The reasons for the broad religious exemptions in this last group of states presumably have to do with the proportion of their populations who want to choose faith-healing over standard medical care, probably for themselves, but most relevantly for their children. The most obvious community for these people to belong to is Christian Science, but there are a wide variety of other faith-healing-oriented groups like Followers of Christ or Church of the First Born. Charismatic churches in general are committed to the principle that once “born again”, Christians can have access to the gifts of the Holy Spirit, including discernment (diagnosis) and exorcism or deliverance (expulsion of the demons responsible for both physical and mental illness). Like other people, these groups of believers are attracted to areas where there are many of their co-religionists, and as they increase in number move into a position where they can influence state laws. In addition, of course, once laws have created religious exemptions for child abuse and neglect, even more such believers will arrive. This process helps to establish the polarization responsible for the current “culture wars” in the U.S.
One more point: this blog usually focuses on issues that have to do with child development from a psychological viewpoint. Do religious exemptions to abuse and neglect charges play a role in those issues? I think they probably do, although child deaths are much less likely even in alternative psychotherapies than they are in cases of medical need. However, injuries short of fatality may still be considered abusive. Religious views seem implicated in the apparent use of Attachment Therapy at the Seventh Day Adventist school, Miracle Meadows, in West Virginia (see above, by the way). There is considerable overlap between the authoritarian views held by some religious groups and those held by practitioners of Attachment Therapy. If practitioners or parents claim that religious beliefs are the justification of child mistreatment as a psychotherapeutic or educational method , there are a number of states in which this reasoning will help them evade prosecution.

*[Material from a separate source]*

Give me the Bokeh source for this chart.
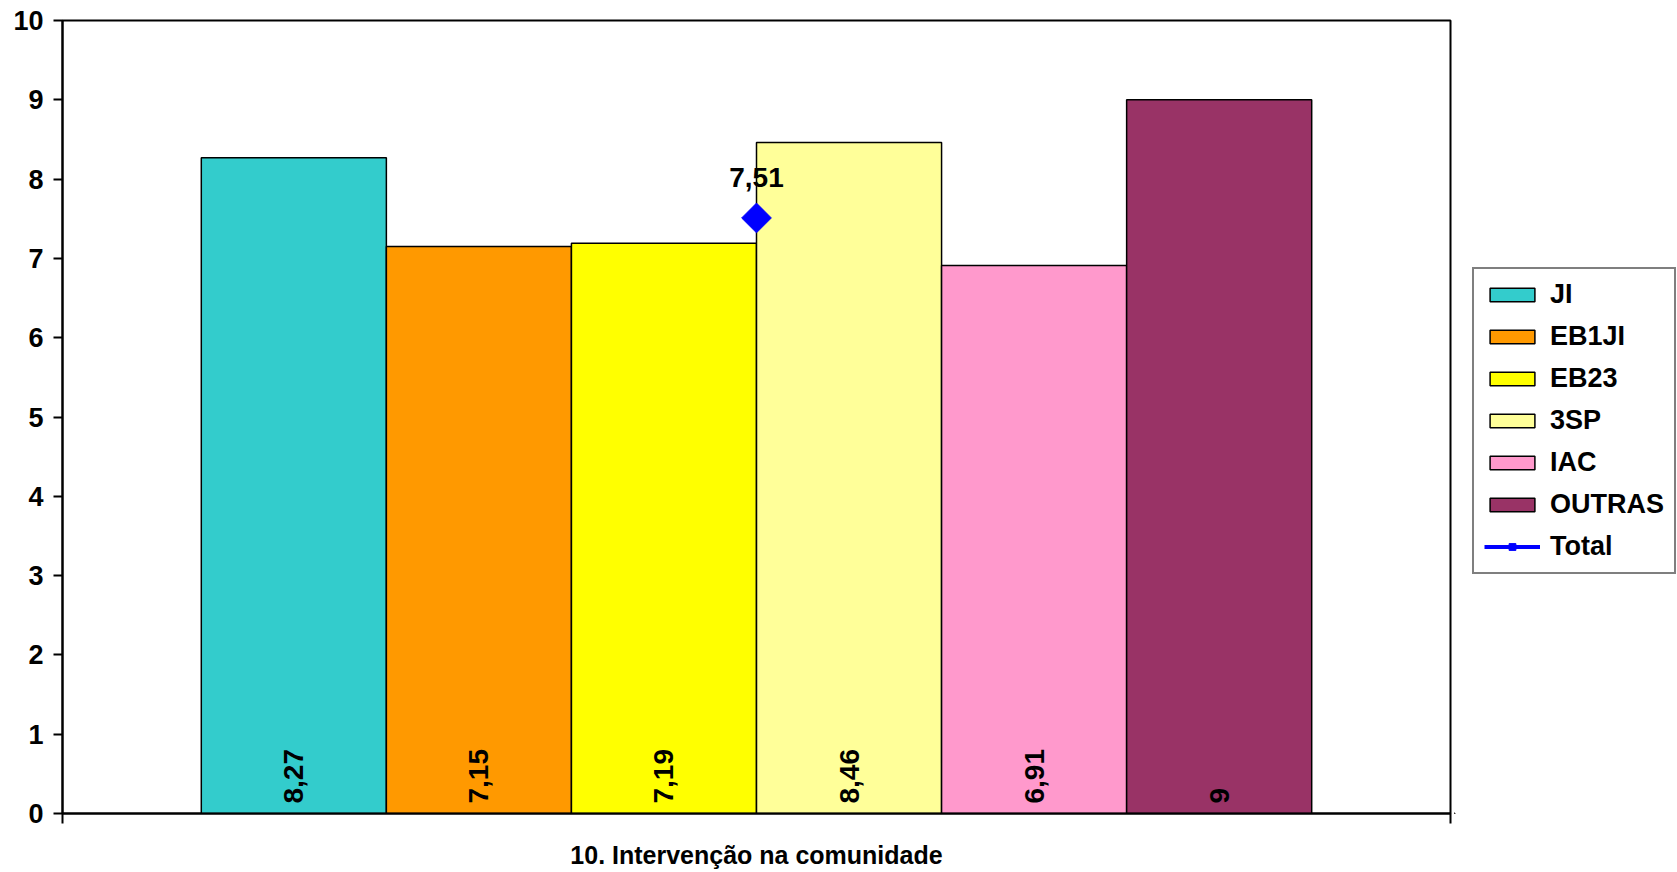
import math
from bokeh.plotting import figure
from bokeh.layouts import row
from bokeh.models import (ColumnDataSource, Range1d, FixedTicker, Legend, LegendItem,
                          CDSView, IndexFilter)
from bokeh.core.properties import value
from bokeh.embed import file_html
from bokeh.resources import INLINE

categories = ["JI", "EB1JI", "EB23", "3SP", "IAC", "OUTRAS"]
values = [8.27, 7.15, 7.19, 8.46, 6.91, 9.0]
labels = ["8,27", "7,15", "7,19", "8,46", "6,91", "9"]
colors = ["#33CCCC", "#FF9900", "#FFFF00", "#FFFF99", "#FF99CC", "#993366"]
total_value = 7.51
total_label = "7,51"
group_title = "10. Intervenção na comunidade"
y_ticks = [0, 1, 2, 3, 4, 5, 6, 7, 8, 9, 10]

FONT = "Liberation Sans"

n = len(categories)
group_width = 0.8
bw = group_width / n
xs = [0.5 + (i - (n - 1) / 2) * bw for i in range(n)]

src = ColumnDataSource(dict(x=xs, top=values, color=colors, cat=categories, lab=labels, zero=[0] * n))
tot_src = ColumnDataSource(dict(x=[0.5], y=[total_value], lab=[total_label]))

H = 872
p = figure(width=1454, height=H, x_range=Range1d(0, 1), y_range=Range1d(0, 10),
           output_backend="svg", toolbar_location=None,
           min_border_left=62, min_border_top=20, min_border_right=4, min_border_bottom=59)
p.xgrid.visible = False
p.ygrid.visible = False
p.outline_line_color = "black"
p.outline_line_width = 2
p.background_fill_color = "white"
p.border_fill_color = "white"

p.vbar(x="x", top="top", bottom=0, width=bw, fill_color="color", source=src,
       line_color="black", line_width=1.5)

p.text(x="x", y="zero", text="lab", source=src, angle=math.pi / 2,
       text_align="left", text_baseline="middle", y_offset=-10,
       text_font=value(FONT), text_font_style="bold", text_font_size="28px", text_color="black")

p.scatter(x="x", y="y", source=tot_src, marker="square", angle=math.pi / 4, size=21,
          fill_color="#0000FF", line_color="#0000FF")
p.text(x="x", y="y", text="lab", source=tot_src, text_align="center", text_baseline="bottom",
       y_offset=-31, text_font=value(FONT), text_font_style="bold", text_font_size="28px",
       text_color="black")

# axes
p.yaxis.ticker = FixedTicker(ticks=y_ticks)
p.yaxis.minor_tick_line_color = None
p.yaxis.major_tick_in = 0
p.yaxis.major_tick_out = 9
p.yaxis.axis_line_width = 2
p.yaxis.major_tick_line_width = 2
p.yaxis.major_label_text_font = FONT
p.yaxis.major_label_text_font_style = "bold"
p.yaxis.major_label_text_font_size = "27px"
p.yaxis.major_label_text_color = "black"
p.yaxis.major_label_standoff = 10

p.xaxis.ticker = FixedTicker(ticks=[0, 1])
p.xaxis.minor_tick_line_color = None
p.xaxis.major_tick_in = 0
p.xaxis.major_tick_out = 10
p.xaxis.axis_line_width = 2
p.xaxis.major_tick_line_width = 2
p.xaxis.major_label_overrides = {0: "", 1: ""}
p.xaxis.major_label_text_font_size = "10px"
p.xaxis.axis_label = group_title
p.xaxis.axis_label_text_font = FONT
p.xaxis.axis_label_text_font_style = "bold"
p.xaxis.axis_label_text_font_size = "25px"
p.xaxis.axis_label_text_color = "black"
p.xaxis.axis_label_standoff = 17

# legend panel: same data, placed outside its visible ranges so only the legend keys show
lp = figure(width=1677 - 1454, height=H, x_range=Range1d(10, 11), y_range=Range1d(50, 60),
            output_backend="svg", toolbar_location=None,
            min_border_left=0, min_border_right=0, min_border_top=0, min_border_bottom=0)
lp.axis.visible = False
lp.grid.visible = False
lp.outline_line_color = None
lp.background_fill_color = "white"
lp.border_fill_color = "white"

items = []
for i in range(n):
    r = lp.vbar(x="x", top="top", bottom=0, width=bw, fill_color="color", source=src,
                view=CDSView(filter=IndexFilter([i])), line_color="black", line_width=1.5)
    items.append(LegendItem(label=categories[i], renderers=[r], index=i))
tl = lp.line(x="x", y="y", source=tot_src, line_color="#0000FF", line_width=4)
tm = lp.scatter(x="x", y="y", source=tot_src, marker="square", angle=math.pi / 4, size=14,
                fill_color="#0000FF", line_color="#0000FF")
items.append(LegendItem(label="Total", renderers=[tl, tm]))

legend = Legend(items=items, location=(18, 239))
legend.border_line_color = "black"
legend.border_line_width = 2
legend.background_fill_color = "white"
legend.background_fill_alpha = 1
legend.label_text_font = FONT
legend.label_text_font_style = "bold"
legend.label_text_font_size = "27px"
legend.label_text_color = "black"
legend.glyph_width = 56
legend.glyph_height = 17
legend.label_height = 24
legend.label_standoff = 10
legend.spacing = 11
legend.padding = 10
legend.margin = 0
lp.add_layout(legend, "center")

layout = row(p, lp, spacing=0)
open("out.html", "w").write(file_html(layout, INLINE))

There was little discussion of these issues during the successful efforts to ban “conversion therapy” in California and New Jersey. This may have been because only mental health professionals are prohibited from doing this treatment, and then the ban involves minor clients only. Parents and clergypersons can go ahead and use “conversion therapy” if they want to--- but perhaps one day an affected minor will grow up able to prove that he or she was harmed, and we will see whether courts accept the religious exemption then.